▶ _INFORMATION PROVIDED_
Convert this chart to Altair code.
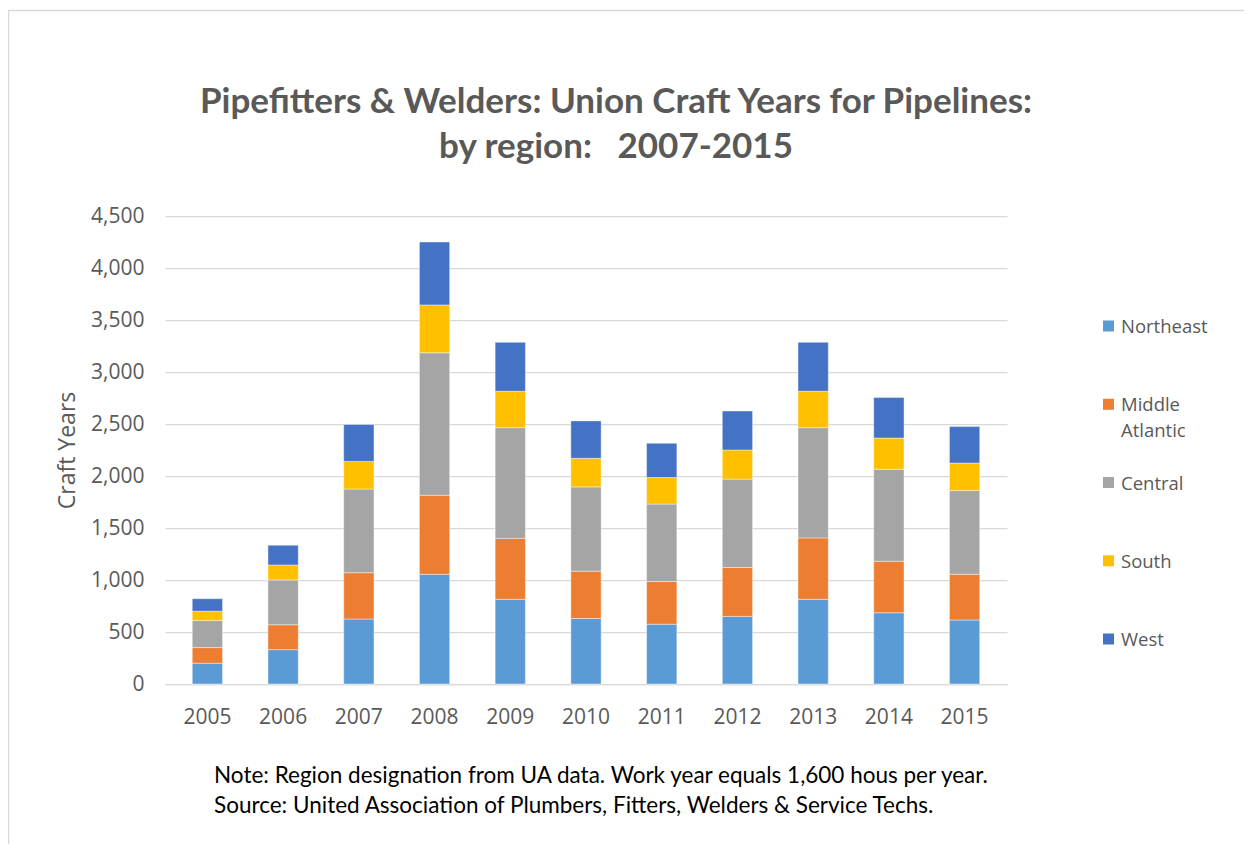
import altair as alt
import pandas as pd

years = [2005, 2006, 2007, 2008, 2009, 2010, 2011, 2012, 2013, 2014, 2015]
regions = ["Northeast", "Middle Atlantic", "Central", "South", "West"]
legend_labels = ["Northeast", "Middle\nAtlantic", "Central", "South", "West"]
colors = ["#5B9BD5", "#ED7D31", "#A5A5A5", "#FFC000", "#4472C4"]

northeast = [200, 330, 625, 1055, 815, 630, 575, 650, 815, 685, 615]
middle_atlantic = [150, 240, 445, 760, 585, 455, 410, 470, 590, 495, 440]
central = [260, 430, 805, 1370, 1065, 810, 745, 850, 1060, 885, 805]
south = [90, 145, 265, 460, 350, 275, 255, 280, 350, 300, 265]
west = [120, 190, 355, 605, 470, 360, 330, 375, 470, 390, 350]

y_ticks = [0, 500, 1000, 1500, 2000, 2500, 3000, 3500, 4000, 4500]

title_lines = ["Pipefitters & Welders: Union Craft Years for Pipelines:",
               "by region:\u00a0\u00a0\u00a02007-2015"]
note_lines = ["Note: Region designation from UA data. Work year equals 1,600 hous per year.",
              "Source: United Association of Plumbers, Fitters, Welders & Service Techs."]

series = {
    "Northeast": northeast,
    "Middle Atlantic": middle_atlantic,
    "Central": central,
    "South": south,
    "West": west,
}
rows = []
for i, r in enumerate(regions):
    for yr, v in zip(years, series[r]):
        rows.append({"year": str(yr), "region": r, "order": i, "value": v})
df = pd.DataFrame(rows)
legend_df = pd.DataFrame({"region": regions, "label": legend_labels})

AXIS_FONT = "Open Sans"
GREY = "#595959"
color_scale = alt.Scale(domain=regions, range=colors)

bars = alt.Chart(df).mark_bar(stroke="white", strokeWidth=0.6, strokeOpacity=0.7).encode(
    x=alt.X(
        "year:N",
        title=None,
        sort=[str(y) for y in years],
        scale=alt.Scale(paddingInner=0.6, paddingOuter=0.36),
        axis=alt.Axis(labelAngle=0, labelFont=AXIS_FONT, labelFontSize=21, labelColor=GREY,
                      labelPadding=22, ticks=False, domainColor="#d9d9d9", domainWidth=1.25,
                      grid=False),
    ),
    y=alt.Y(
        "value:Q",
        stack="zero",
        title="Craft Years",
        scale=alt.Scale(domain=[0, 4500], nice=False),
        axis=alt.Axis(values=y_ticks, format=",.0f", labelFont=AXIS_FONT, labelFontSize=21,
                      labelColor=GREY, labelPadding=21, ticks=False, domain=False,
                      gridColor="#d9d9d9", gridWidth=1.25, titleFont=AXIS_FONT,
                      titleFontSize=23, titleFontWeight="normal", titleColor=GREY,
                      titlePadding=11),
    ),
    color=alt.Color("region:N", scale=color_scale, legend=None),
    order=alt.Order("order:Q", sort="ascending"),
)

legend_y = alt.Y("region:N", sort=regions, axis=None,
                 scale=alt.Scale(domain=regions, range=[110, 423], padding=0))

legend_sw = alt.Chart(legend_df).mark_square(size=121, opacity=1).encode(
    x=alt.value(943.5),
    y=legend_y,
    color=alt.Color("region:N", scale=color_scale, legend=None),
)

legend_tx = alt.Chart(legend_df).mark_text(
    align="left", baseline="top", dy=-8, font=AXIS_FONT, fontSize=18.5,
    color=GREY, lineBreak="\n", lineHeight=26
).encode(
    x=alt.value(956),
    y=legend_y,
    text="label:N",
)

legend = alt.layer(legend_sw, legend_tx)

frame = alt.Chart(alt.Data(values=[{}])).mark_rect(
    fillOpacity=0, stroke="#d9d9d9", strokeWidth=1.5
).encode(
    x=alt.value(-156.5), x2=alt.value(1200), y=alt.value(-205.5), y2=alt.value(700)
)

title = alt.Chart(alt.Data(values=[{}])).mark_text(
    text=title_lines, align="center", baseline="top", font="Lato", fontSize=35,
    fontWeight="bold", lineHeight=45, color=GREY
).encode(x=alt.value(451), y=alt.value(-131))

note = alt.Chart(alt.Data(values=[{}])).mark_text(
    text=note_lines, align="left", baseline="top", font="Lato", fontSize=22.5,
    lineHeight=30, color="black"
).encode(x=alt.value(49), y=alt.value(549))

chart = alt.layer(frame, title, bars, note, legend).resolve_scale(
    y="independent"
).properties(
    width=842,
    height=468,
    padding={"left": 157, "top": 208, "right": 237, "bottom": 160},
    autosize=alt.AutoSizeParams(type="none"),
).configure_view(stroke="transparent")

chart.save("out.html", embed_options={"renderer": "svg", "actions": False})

▶ _EXERCISE PROMPT_
Exactly as they appear, print the lines of the listing above from its first line through the line that contains "United Association of", minus the pictures.

▶ _SOLUTION FOR THIS PROBLEM_
Convert this chart to Altair code.
import altair as alt
import pandas as pd

years = [2005, 2006, 2007, 2008, 2009, 2010, 2011, 2012, 2013, 2014, 2015]
regions = ["Northeast", "Middle Atlantic", "Central", "South", "West"]
legend_labels = ["Northeast", "Middle\nAtlantic", "Central", "South", "West"]
colors = ["#5B9BD5", "#ED7D31", "#A5A5A5", "#FFC000", "#4472C4"]

northeast = [200, 330, 625, 1055, 815, 630, 575, 650, 815, 685, 615]
middle_atlantic = [150, 240, 445, 760, 585, 455, 410, 470, 590, 495, 440]
central = [260, 430, 805, 1370, 1065, 810, 745, 850, 1060, 885, 805]
south = [90, 145, 265, 460, 350, 275, 255, 280, 350, 300, 265]
west = [120, 190, 355, 605, 470, 360, 330, 375, 470, 390, 350]

y_ticks = [0, 500, 1000, 1500, 2000, 2500, 3000, 3500, 4000, 4500]

title_lines = ["Pipefitters & Welders: Union Craft Years for Pipelines:",
               "by region:\u00a0\u00a0\u00a02007-2015"]
note_lines = ["Note: Region designation from UA data. Work year equals 1,600 hous per year.",
              "Source: United Association of Plumbers, Fitters, Welders & Service Techs."]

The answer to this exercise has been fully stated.